Le “saigneur” en son Palais illégal, comme l’appellent beaucoup de Turcs qui n’apprécient guère les fastes d’Ankara payés avec l’argent de “piscine” [détournements] et leurs sacrifices économiques, s’est senti quelque peu visé par un discours récent.
Erdogan porte donc plainte contre Demirtaş pour insulte.
Dans son discours du 27 février, le coprésident du parti politique HDP, Demirtaş avait tout simplement déclaré : “Un voleur ne peut être calife.”
Par ces temps de censure, d’emprisonnement par “le fait du Prince”, comme c’était l’expression ici sous la royauté, désigner nommément le voleur ou le Président comportait un risque. Le nom d’Erdogan ne fut donc pas prononcé dans la phrase.
C’était sans compter sur le fait que finalement, pour Tayyp, le terme de Calife ne déplaît pas.
Alors que Demirtaş n’avait fait qu’une simple explication de texte qui eut pu simplement concerner Ali Baba, Erdogan, se souvenant d’un coup que quelques affaires le poursuivent encore, et que son fils s’y trouve trempé jusqu’au cou, a mal pris la chose.
C’est vrai que comme cadeau d’anniversaire, ce qui reste du Conseil Constitutionnel, que le Calife ne reconnaît qu’à peine, lui avait retoqué la condamnation lourde de deux journalistes, en prison depuis trois mois. Un de ces journalistes, Can Dundar, l’en avait remercié chaleureusement.
Dans le même temps, ne voilà-t-il pas qu’un ami proche, “entrepreneur et investisseur” de métier, corrupteur et voleur de nature à ses heures, a des ennuis avec ses projets miniers à Artvin et lui a demandé de lui prêter quelques troupes pour régler ça. Anniversaire de merde quoi !
Mais décidément, Erdogan, alias Le Calife d’Ankara, prend vite la mouche.
Ces derniers mois, des enfants, des étudiants, des femmes, des universitaires, s’étaient vus arrêtés et traînés en justice, pour les mêmes raisons : insulte au Président.
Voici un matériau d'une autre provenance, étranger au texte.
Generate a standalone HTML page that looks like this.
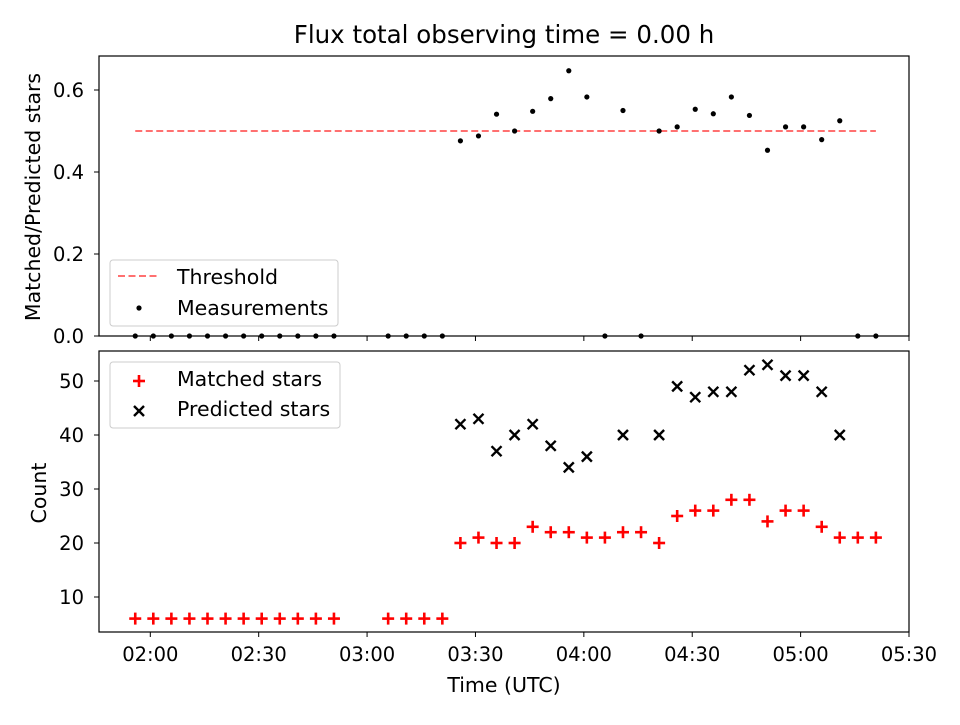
<!DOCTYPE html>
<html><head><meta charset="utf-8"><style>
body{margin:0;background:#fff}
svg text{font-family:"DejaVu Sans","Liberation Sans",sans-serif;fill:#000}
</style></head><body>
<svg id="chart" width="960" height="720" viewBox="0 0 960 720" xmlns="http://www.w3.org/2000/svg">
<rect width="960" height="720" fill="#fff"/>
<text x="504" y="43" font-size="24.5" text-anchor="middle">Flux total observing time = 0.00 h</text>
<g id="topAxes"></g><g id="botAxes"></g>
<text x="504" y="692" font-size="20.5" text-anchor="middle">Time (UTC)</text>
<text transform="translate(40,197) rotate(-90)" font-size="20.5" text-anchor="middle">Matched/Predicted stars</text>
<text transform="translate(46,493) rotate(-90)" font-size="20.5" text-anchor="middle">Count</text>
</svg>
<script>
const times=["01:55:50","02:00:50","02:05:50","02:10:50","02:15:50","02:20:50","02:25:50","02:30:50","02:35:50","02:40:50","02:45:50","02:50:50","03:05:50","03:10:50","03:15:50","03:20:50","03:25:50","03:30:50","03:35:50","03:40:50","03:45:50","03:50:50","03:55:50","04:00:50","04:05:50","04:10:50","04:15:50","04:20:50","04:25:50","04:30:50","04:35:50","04:40:50","04:45:50","04:50:50","04:55:50","05:00:50","05:05:50","05:10:50","05:15:50","05:20:50"];
const matched=[6,6,6,6,6,6,6,6,6,6,6,6,6,6,6,6,20,21,20,20,23,22,22,21,21,22,22,20,25,26,26,28,28,24,26,26,23,21,21,21];
const predicted=[null,null,null,null,null,null,null,null,null,null,null,null,null,null,null,null,42,43,37,40,42,38,34,36,null,40,null,40,49,47,48,48,52,53,51,51,48,40,null,null];
const ratio=[0,0,0,0,0,0,0,0,0,0,0,0,0,0,0,0,0.476,0.488,0.541,0.5,0.548,0.579,0.647,0.583,0,0.55,0,0.5,0.51,0.553,0.542,0.583,0.538,0.453,0.51,0.51,0.479,0.525,0,0];
const threshold=0.5;
const xTicks=["02:00","02:30","03:00","03:30","04:00","04:30","05:00","05:30"];
const topTicks=[0.0,0.2,0.4,0.6];
const botTicks=[10,20,30,40,50];

const NS="http://www.w3.org/2000/svg";
const L=99,R=909;
const mins=s=>{const p=s.split(":").map(Number);return p[0]*60+p[1]+(p[2]||0)/60;};
const X=m=>L+(m-105.8)*(R-L)/(330-105.8);
const yTop=v=>336-v*(336-90)/0.6;
const yBot=v=>597-(v-10)*(597-381)/40;
function el(p,t,a){const e=document.createElementNS(NS,t);for(const k in a)e.setAttribute(k,a[k]);p.appendChild(e);return e;}
const topG=document.getElementById('topAxes'),botG=document.getElementById('botAxes');
const TF=19.5, LF=20.5;

// top axes
const th=el(topG,'line',{x1:X(mins(times[0])),x2:X(mins(times[times.length-1])),y1:yTop(threshold),y2:yTop(threshold),stroke:'#ff7070','stroke-width':2,'stroke-dasharray':'7,3.5'});


ratio.forEach((v,i)=>{const c=el(topG,'circle',{cx:X(mins(times[i])),cy:yTop(v),r:2.6,fill:'#000'});

});
const f1=el(topG,'rect',{x:L,y:56,width:R-L,height:280,fill:'none',stroke:'#000','stroke-width':1.2});


topTicks.forEach(v=>{el(topG,'line',{x1:L-5,x2:L,y1:yTop(v),y2:yTop(v),stroke:'#000'});
const t=el(topG,'text',{x:L-15,y:yTop(v)+7,'font-size':TF,'text-anchor':'end'});t.textContent=v.toFixed(1);

});
xTicks.forEach(s=>{el(topG,'line',{x1:X(mins(s)),x2:X(mins(s)),y1:336,y2:341,stroke:'#000'});});
const lg=el(topG,'g',{});


el(lg,'rect',{x:110,y:260,width:228,height:66,rx:3,fill:'#fff','fill-opacity':0.8,stroke:'#ccc'});
el(lg,'line',{x1:118,x2:160,y1:276,y2:276,stroke:'#ff7070','stroke-width':2,'stroke-dasharray':'7,3.5'});
el(lg,'text',{x:177,y:284,'font-size':LF}).textContent='Threshold';
el(lg,'circle',{cx:139,cy:308,r:2.6,fill:'#000'});
el(lg,'text',{x:177,y:315,'font-size':LF}).textContent='Measurements';

// bottom axes
function plus(p,x,y){const g=el(p,'g',{stroke:'#f00','stroke-width':2.6});el(g,'line',{x1:x-6,x2:x+6,y1:y,y2:y});el(g,'line',{x1:x,x2:x,y1:y-6,y2:y+6});return g;}
function cross(p,x,y){const g=el(p,'g',{stroke:'#000','stroke-width':2.4});el(g,'line',{x1:x-5,x2:x+5,y1:y-5,y2:y+5});el(g,'line',{x1:x-5,x2:x+5,y1:y+5,y2:y-5});return g;}
matched.forEach((v,i)=>{const g=plus(botG,X(mins(times[i])),yBot(v));

});
predicted.forEach((v,i)=>{if(v===null)return;const g=cross(botG,X(mins(times[i])),yBot(v));

});
const f2=el(botG,'rect',{x:L,y:351,width:R-L,height:281,fill:'none',stroke:'#000','stroke-width':1.2});


botTicks.forEach(v=>{el(botG,'line',{x1:L-5,x2:L,y1:yBot(v),y2:yBot(v),stroke:'#000'});
const t=el(botG,'text',{x:L-15,y:yBot(v)+7,'font-size':TF,'text-anchor':'end'});t.textContent=v;

});
xTicks.forEach(s=>{el(botG,'line',{x1:X(mins(s)),x2:X(mins(s)),y1:632,y2:637,stroke:'#000'});
const t=el(botG,'text',{x:X(mins(s)),y:661,'font-size':TF,'text-anchor':'middle'});t.textContent=s;

});
const lg2=el(botG,'g',{});


el(lg2,'rect',{x:110,y:362,width:230,height:66,rx:3,fill:'#fff','fill-opacity':0.8,stroke:'#ccc'});
plus(lg2,139,381);
el(lg2,'text',{x:177,y:386,'font-size':LF}).textContent='Matched stars';
cross(lg2,139,411);
el(lg2,'text',{x:177,y:416,'font-size':LF}).textContent='Predicted stars';
</script>
</body></html>
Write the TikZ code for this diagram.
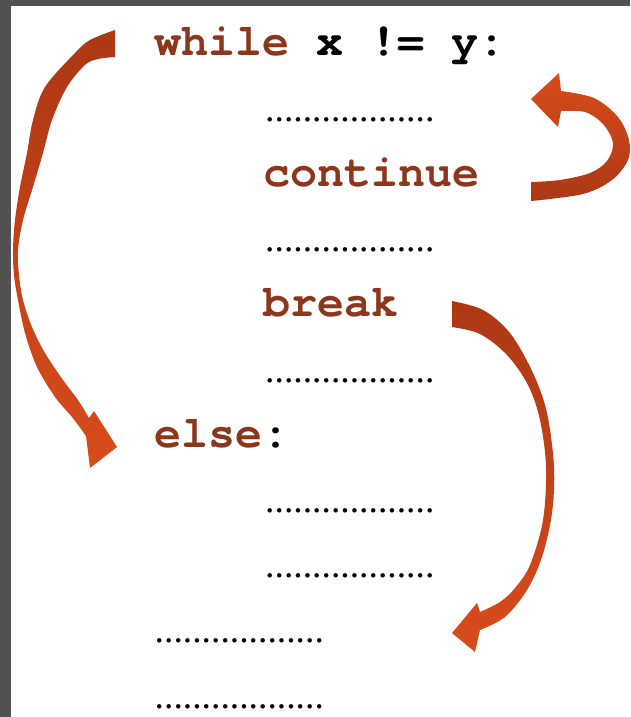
\documentclass[tikz,border=0pt]{standalone}
\usepackage{fontspec}
\newfontfamily\codefont{TeX Gyre Cursor}
\newfontfamily\dotfont{Liberation Serif}
\definecolor{kw}{RGB}{140,55,28}
\definecolor{bordergray}{RGB}{82,82,82}
\definecolor{arrowdark}{RGB}{172,56,20}
\definecolor{arrowlight}{RGB}{216,76,28}
\tikzset{
  code/.style={font=\codefont\bfseries\fontsize{45}{45}\selectfont, inner sep=0pt, anchor=base west},
  dotline/.style={font=\dotfont\fontsize{37.6}{37.6}\selectfont, inner sep=0pt, anchor=base west},
  downshade/.style={top color=arrowdark, bottom color=arrowlight},
  upshade/.style={top color=arrowlight, bottom color=arrowdark},
  edge/.style={smooth, tension=0.55}
}
\begin{document}
\begin{tikzpicture}[x=1pt,y=-1pt]
\fill[bordergray] (0,0) rectangle (630,717);
\fill[white] (11,6) rectangle (630,717);
\useasboundingbox (0,0) rectangle (630,717);

% code lines
\node[code] (while) at (154,56) {\textcolor{kw}{while} x != y:};
\node[dotline] (d1) at (265,121.2) {..................};
\node[code] (cont) at (263,186.4) {\textcolor{kw}{continue}};
\node[dotline] (d2) at (265,251.6) {..................};
\node[code] (brk) at (263,316.8) {\textcolor{kw}{break}};
\node[dotline] (d3) at (265,382) {..................};
\node[code] (else) at (154,447.2) {\textcolor{kw}{else}:};
\node[dotline] (d4) at (265,512.4) {..................};
\node[dotline] (d5) at (265,577.6) {..................};
\node[dotline] (d6) at (154.5,642.8) {..................};
\node[dotline] (d7) at (154.5,708) {..................};

% left arrow: while -> else
\shade[downshade]
  plot[edge] coordinates {(115,30) (90,40) (75,53) (45,87) (33,120) (27,153) (20,187) (15,220) (13,250) (14,275) (18,300) (25,333) (37,367) (55,397) (72,417) (86,436)}
  -- (90,468) -- (117,447) -- (94,411) -- (89,418)
  -- plot[edge] coordinates {(89,418) (78,400) (63,380) (45,353) (32,327) (23,300) (19,275) (18,250) (23,220) (33,187) (43,153) (52,120) (67,87) (85,65) (98,59) (115,57)}
  -- cycle;

% continue arrow
\shade[upshade]
  plot[edge] coordinates {(531,201) (583,194) (612,180) (628,160) (629,140) (618,117) (594,98) (561,91)}
  -- (559,73) -- (531,99) -- (558,127) -- (561,111)
  -- plot[edge] coordinates {(561,111) (585,112) (603,124) (613,143) (607,161) (590,173) (560,180) (531,182)}
  -- cycle;

% break arrow
\shade[downshade]
  plot[edge] coordinates {(452,301) (483,310) (510,333) (533,373) (547,413) (554,467) (552,513) (542,557) (527,590) (505,617) (480,630)}
  -- (475,652) -- (452,633) -- (477,603) -- (480,612)
  -- plot[edge] coordinates {(480,612) (500,602) (515,588) (530,565) (543,520) (546,467) (540,420) (528,385) (507,355) (480,334) (452,327)}
  -- cycle;
\end{tikzpicture}
\end{document}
Pour faire bon poids, certains avaient mêmes été qualifiés d’ignorants et de soutien du terrorisme.
Gizem Yerik, une étudiante à la Faculté des Beaux-Arts de l’Université Uludağ , a été arrêtée pour avoir “insulté” le président alors qu’elle était en cours. On a lu ses messages sur twitter. Via le poste de police de Mudanya , qui a pris son témoignage , elle a été envoyée ensuite en prison par un tribunal expéditif pour «diffusion de propagande terroriste ” et ” insulte” au président Tayyip Erdoğan.
Mais sur ce coup là, le crétin se dévoile sous l’habit. Est-ce le voleur qui se sent visé, où le Calife ?
Dans le conte européen, ils ne sont que 27. Et en principe, le voleur est de Bagdag.
La censure ne pourra pas sans doute éviter les quolibets.
Rappelons pour terminer, les propos du ministre de la Justice Bekir Bozdag : “le nombre de dossiers qui a jusqu’ici permis l’ouverture de procédures judiciaires pour insulte envers le président est de 1845″, “C’est honteux. Je ne peux même pas lire le détail de ces insultes… J’en rougis. Cela n’a rien à voir avec la liberté d’expression”.
Tout cela serait risible et pitoyable, s’il ne s’agissait de quelqu’un pour qui Hitler est quasi un modèle “républicain” et qui surtout, fait emprisonner, assassiner, torturer une population entière au Kurdistan Nord, continue à faire tirer sur Afrin, au Kurdistan syrien, où près de 30 000 réfugiés sont arrivés.
Il est vrai qu’en France aussi, récemment, un certain Premier Ministre, avait déposé une plainte analogue, et fait condamner un opposant à sa politique, venu manifester. Tout cela reste de la démocratie n’est-ce pas ? Avec label européen s’il vous plait.